I have read all this controversy and have to say that I'm very perplexed. Hope nobody is hurted by my opinion, but I always distrust of someone who demonizes so much a WHOLE cathegory of food that is so basic for human diet.
Recommending moderation is always good, mainly if you speak of dairy foods that have a relatively high fat and calory content- but calling them "junk food" looks much more like a personal attack than a correct information.
No doubt that dairy products, like any other food, can be substituted with something else without compromising the nutritional balance, but this doesn't mean that they're unnecessary or harmful.

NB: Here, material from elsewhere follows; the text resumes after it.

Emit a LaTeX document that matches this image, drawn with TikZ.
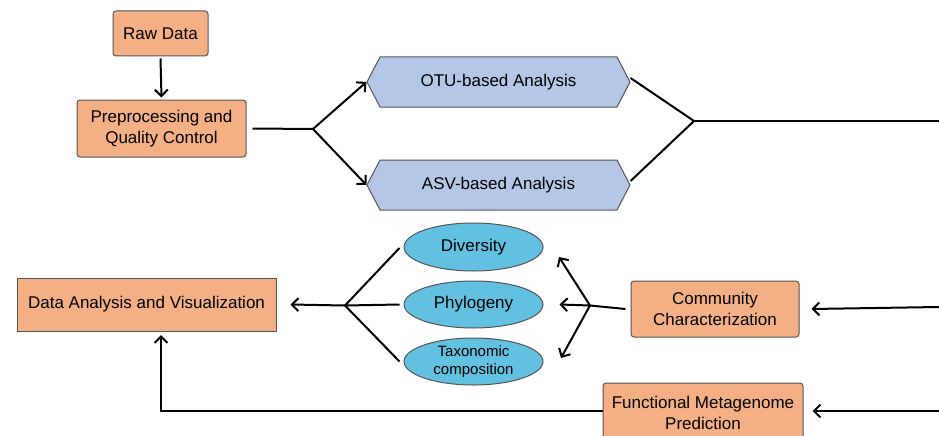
\documentclass[tikz,border=0pt]{standalone}
\usepackage{fontspec}
\setmainfont{Liberation Sans}
\usetikzlibrary{arrows.meta,shapes.geometric,shapes.symbols}
\definecolor{boxorange}{RGB}{244,176,132}
\definecolor{hexblue}{RGB}{180,199,231}
\definecolor{ellblue}{RGB}{98,193,224}
\definecolor{edgegrey}{RGB}{85,85,85}
\begin{document}
\begin{tikzpicture}[x=1pt,y=-1pt,
  basebox/.style={draw=edgegrey, line width=1pt, fill=boxorange, align=center, inner sep=0pt, font=\fontsize{17}{21}\selectfont},
  orangebox/.style={basebox, rounded corners=3pt},
  hexbox/.style={shape=signal, signal to=west and east, signal pointer angle=125, draw=edgegrey, line width=1pt, fill=hexblue, inner sep=0pt, font=\fontsize{17}{21}\selectfont, minimum width=263pt, minimum height=50pt},
  ellbox/.style={ellipse, draw=edgegrey, line width=1pt, fill=ellblue, inner sep=0pt, align=center, minimum width=139pt, minimum height=47pt, font=\fontsize{17}{21}\selectfont},
  conn/.style={line width=2pt, black},
  arr/.style={conn, -{Straight Barb[length=6.5pt,width=13pt,line width=2pt]}}
]
\clip (0,0) rectangle (939,436);
% nodes
\node[orangebox, minimum width=95pt, minimum height=45pt] (raw) at (160.5,33.5) {Raw Data};
\node[orangebox, minimum width=169pt, minimum height=57pt] (pre) at (161.5,128.5) {Preprocessing and\\Quality Control};
\node[hexbox] (otu) at (498.5,82) {OTU-based Analysis};
\node[hexbox] (asv) at (498.5,185) {ASV-based Analysis};
\node[basebox, minimum width=259pt, minimum height=53pt] (dav) at (146.5,304.5) {Data Analysis and Visualization};
\node[ellbox, minimum height=48pt] (div) at (473.5,247) {Diversity};
\node[ellbox] (phy) at (473.5,304.5) {Phylogeny};
\node[ellbox, font=\fontsize{15}{18.5}\selectfont] (tax) at (473.5,361.5) {Taxonomic\\composition};
\node[orangebox, minimum width=168pt, minimum height=56pt] (cc) at (715,309) {Community\\Characterization};
\node[orangebox, minimum width=200pt, minimum height=60pt] (fmp) at (703,413) {Functional Metagenome\\Prediction};
% junctions and free ends
\coordinate (b1) at (313,129);
\coordinate (b2) at (694,121);
\coordinate (b3) at (345,305.5);
\coordinate (b4) at (590,305.5);
\coordinate (r1) at (939,121);
\coordinate (r2) at (939,307);
\coordinate (r3) at (939,411);
\coordinate (corner) at (161,411);
\coordinate (davtip) at (161,335);
\coordinate (t1) at (559,257);
\coordinate (t3) at (561,358);
% connectors
\draw[arr] ([yshift=-2pt]raw.south) -- ([yshift=2pt]pre.north);
\draw[conn] ([xshift=6pt]pre.east) -- (b1);
\draw[arr] (b1) -- (otu.west);
\draw[arr] (b1) -- (asv.west);
\draw[conn] ([yshift=4pt]otu.east) -- (b2);
\draw[conn] ([yshift=4pt]asv.east) -- (b2);
\draw[conn] (b2) -- (r1);
\draw[arr] (r2) -- ([xshift=12pt]cc.east);
\draw[conn] ([xshift=-5pt]cc.west) -- (b4);
\draw[arr] (b4) -- (t1);
\draw[arr] (b4) -- ([xshift=16pt]phy.east);
\draw[arr] (b4) -- (t3);
\draw[conn] ([xshift=-4pt,yshift=-1pt]div.west) -- (b3);
\draw[conn] ([xshift=-4pt]phy.west) -- (b3);
\draw[conn] ([xshift=-4pt]tax.west) -- (b3);
\draw[arr] (b3) -- ([xshift=14pt]dav.east);
\draw[arr] (r3) -- ([xshift=9pt]fmp.east |- r3);
\draw[arr] (fmp.west |- corner) -- (corner) -- (davtip);
\end{tikzpicture}
\end{document}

As for the allergies, the fact that many people have an intolerance to some milk component doesn't mean that milk by itself is a poison. Why warning people who's not allergic? The good reasons for including dairy products in the diet are AT LEAST as many as the good reasons for avoiding them, so maybe the truth is (as usual) in the middle.
Another thing...the question of scientific papers. I'm not referring to this specific controversy, but, generally speaking, having found one or two or even ten papers saying "something" means, in itself, less than nothing. The medical literature is endless, and if you look well you can find papers maintaining ANY theory, even the weirdest.
The assertion that most scientific papers are false as they're financed and influenced by the Great Industry is a commonplace and in most cases is untrue. No doubt that the industries finance lots of scientific studies, but publishing them WELL, on a good named journal, is still another kettle of fish. The reliability of a theory must be judged not by the number of papers maintaining it, but by the so called "impact factor" of the journals where they have been published (and as far as I know, believe it or not the most prestigious ones are pretty honest).
In main cases, nature is analogic, not digital...and it's hard to be so absolutely certain of something as someone here seems to be.